The eighth and final novel in the Dexter series, “Dexter Is Dead,” now in bookstores, picks up from the end of the previous book, with the title vigilante serial killer under arrest and facing a murder charge, ironically for a crime he didn’t actually commit.
“I always knew that someday the wheels would come off,” author Jeff Lindsay said.
Starting with the 2004 novel “Darkly Dreaming Dexter,” the series follows the exploits of Dexter Morgan, a blood splatter analyst with the Miami-Dade Police Department. Following a code developed by his adoptive father — a police officer — to only kill other killers, Dexter balances a public life of work, friends and family with his not-so-public, homicidal pastime. But now Dexter’s story is coming to a climactic conclusion.
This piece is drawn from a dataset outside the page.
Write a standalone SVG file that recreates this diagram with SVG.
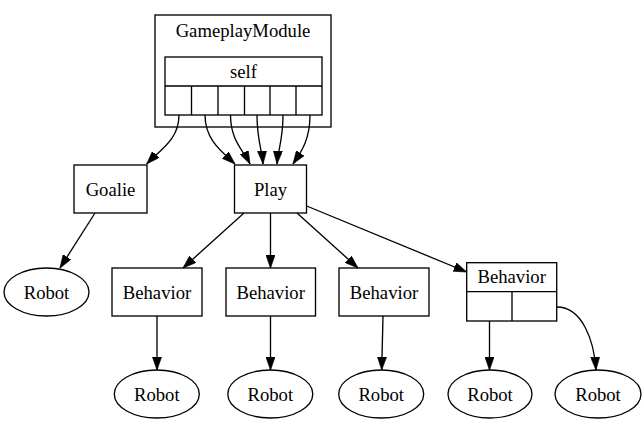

“I had all these wonderful, outrageous ideas for how it would happen, and I didn’t end up using any of them, which I guess is par for the course,” Lindsay said. “Your first idea, the one that gets you going, is never the one you end up with.”
It’s safe to assume that none of those ideas involved Dexter faking his death and starting a new life in the Pacific Northwest as a lumberjack. That’s how the “Dexter” television series based on Lindsay’s characters concluded in 2013 after eight seasons.
“Boy, oh, boy, oh, boy, did I get mail about that,” he said.
While the first season of the show kept relatively close to the first novel, the plotlines of later seasons had virtually nothing to do with the books. So Lindsay could only tell irate fans, “It wasn’t me.”
Fan reaction aside, Lindsay said he doesn’t really have an opinion on the final episode because he didn’t actually see it. He had just started a 10-month book tour for his previous novel, “Dexter’s Final Cut,” and he didn’t get a chance to watch the show’s finale.
“So, I don’t have any opinion on whether it was good or bad except that TV is very, very different,” Lindsay said. “The demands of that medium are very different from what is demanded in the book, and it’s never going to be the same thing. I’m sure they (the show’s producers) did what they thought was right.”